> **EXERCISE REQUIREMENTS**
Take each line that has the word "Recreate" and return it.

Records with drawing code:
----

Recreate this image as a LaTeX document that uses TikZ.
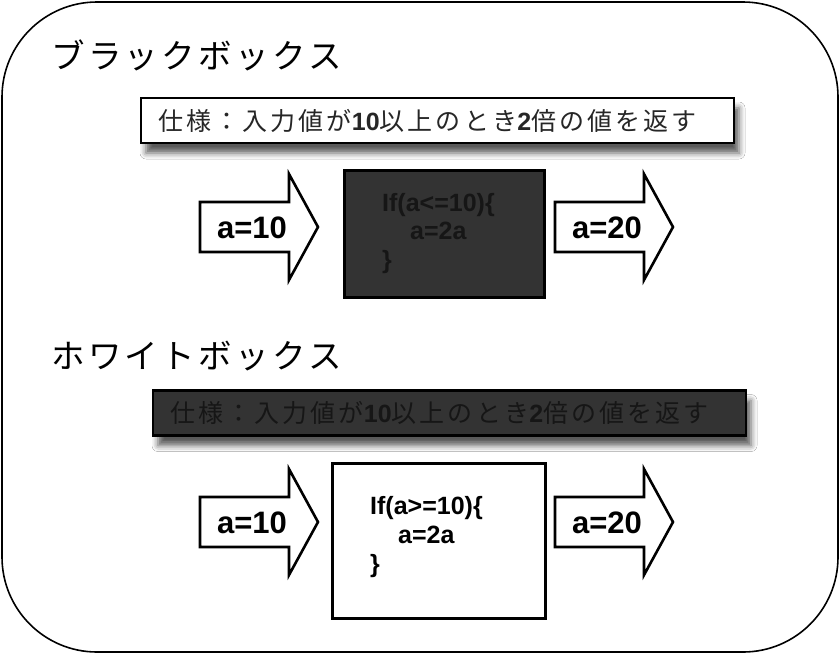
\documentclass[tikz,border=0pt]{standalone}
\usepackage{fontspec}
\usetikzlibrary{shadows.blur}
\newfontfamily\jptitle[LetterSpace=10]{Noto Sans CJK JP}
\newfontfamily\jpspec[LetterSpace=12.5]{Noto Sans CJK JP}
\newfontfamily\arialf{Liberation Sans}
\definecolor{dk}{HTML}{333333}
\definecolor{dktext}{HTML}{161616}
\definecolor{spectext}{HTML}{262626}
\newcommand\spectext{{\jpspec 仕様：入力値が}{\arialf\bfseries 10}{\jpspec 以上のとき}{\arialf\bfseries 2}{\jpspec 倍の値を返す}}
\newcommand\bigarrowat[1]{\draw[arrowshape,shift={#1}] (0,-25) -- (89,-25) -- (89,-53) -- (118,0) -- (89,53) -- (89,25) -- (0,25) -- cycle;}
\tikzset{
  arrowshape/.style={draw=black,fill=white,line width=2.6pt,line join=miter},
  specbox/.style={draw=black,line width=2.4pt,minimum width=593pt,minimum height=45pt,inner sep=0pt,
    blur shadow={shadow xshift=5pt,shadow yshift=-10pt,shadow blur radius=6pt,shadow opacity=65}},
  codebox/.style={draw=black,line width=3pt,inner sep=0pt},
  titletext/.style={anchor=west,inner sep=0pt,font=\jptitle\fontsize{33.5}{36}\selectfont},
  spectxt/.style={anchor=west,inner sep=0pt,font=\fontsize{25}{28}\selectfont},
  arrowlabel/.style={inner sep=0pt,font=\arialf\bfseries\fontsize{31}{33}\selectfont},
  codeline/.style={anchor=base west,inner sep=0pt,font=\arialf\bfseries\fontsize{25}{28}\selectfont},
}
\begin{document}
\begin{tikzpicture}[x=1pt,y=-1pt]
\useasboundingbox (0,0) rectangle (840,654);
\fill[white] (0,0) rectangle (840,654);
% outer frame
\draw[line width=1.6pt,rounded corners=95pt] (2,2) rectangle (838,652);

% ---------- black box ----------
\node[titletext] (t1) at (51,55) {ブラックボックス};
\node[specbox,fill=white] (spec1) at (437.5,120.5) {};
\node[spectxt,text=spectext] (s1) at (158,120.5) {\spectext};

\bigarrowat{(200,227)}
\node[arrowlabel] (in1) at (252,228) {a=10};
\node[codebox,fill=dk,minimum width=200pt,minimum height=127pt] (box1) at (444,234) {};
\node[codeline,text=dktext] (c11) at (382,211) {If(a<=10)\{};
\node[codeline,text=dktext] (c12) at (410,239) {a=2a};
\node[codeline,text=dktext] (c13) at (382,268) {\}};
\bigarrowat{(555,227)}
\node[arrowlabel] (out1) at (607,228) {a=20};

% ---------- white box ----------
\node[titletext] (t2) at (51,356) {ホワイトボックス};
\node[specbox,fill=dk] (spec2) at (449.5,413) {};
\node[spectxt,text=dktext] (s2) at (170,413) {\spectext};

\bigarrowat{(200,522)}
\node[arrowlabel] (in2) at (252,523) {a=10};
\node[codebox,fill=white,minimum width=213pt,minimum height=155pt] (box2) at (438.5,540.5) {};
\node[codeline] (c21) at (370,514) {If(a>=10)\{};
\node[codeline] (c22) at (398,543) {a=2a};
\node[codeline] (c23) at (370,572) {\}};
\bigarrowat{(555,522)}
\node[arrowlabel] (out2) at (607,523) {a=20};
\end{tikzpicture}
\end{document}
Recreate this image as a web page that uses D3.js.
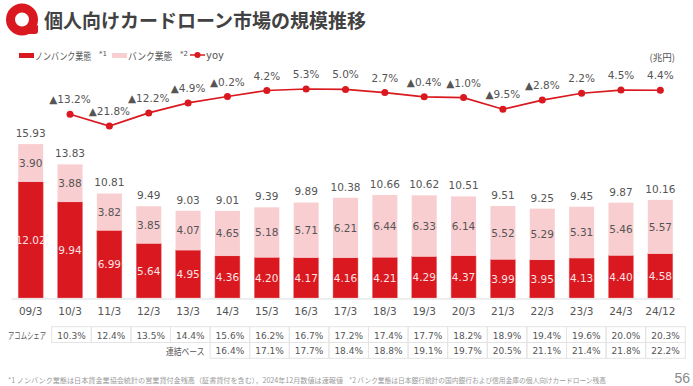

----

> **TASK ANSWER**
Recreate this image as a LaTeX document that uses TikZ.
Recreate this image as a web page that uses D3.js.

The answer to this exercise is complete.